Witte addresses the “get the state out of the marriage business” argument by saying that “hurch, state, and family are just too closely intertwined in modern democratic life and law to place family law entirely in the hands of one sovereign.”9 Instead, Witte identifies the family, along with charities and schools, as classic “mixed institutions” (res mixta publica, if you want to get fancy with Latin), and he points to the ways that we balance the mixed interests in those other two institutions as instructive for marriage. Ultimately, marriage is too essential to maintaining a stable society and a stable society too necessary for supporting stable marriages to take the institution private.

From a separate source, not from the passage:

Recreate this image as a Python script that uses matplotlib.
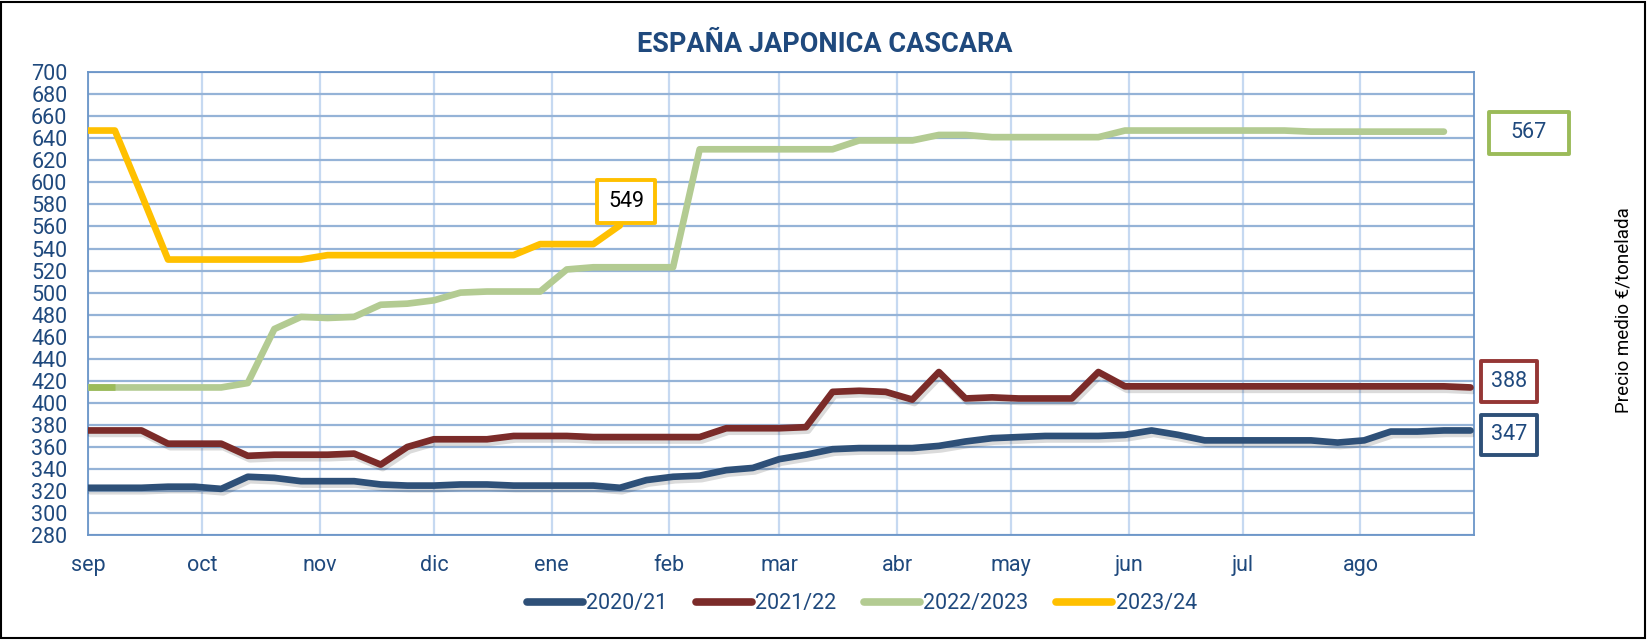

You may notice that I’ve said nothing so far about the same sex marriage debate, the issue that galvanized most of these questions in the first place. Witte says almost nothing about it either, and it’s not easy to discern which side of the debate he was on (although I suspect he argued against it). This is because the change appears to be a fait accompli. In some ways, it’s difficult to articulate a public narrative around the issue that is not rooted in religious morality. Witte’s framework could perhaps have provided some alternative, but that’s not its primary application. Instead, Witte’s framework provides a solid grounding for a public philosophy of marriage, one that just might help shift us shift from a culture wars mindset of defending marriage against what it isn’t into a transforming mindset that positively articulates what it can be.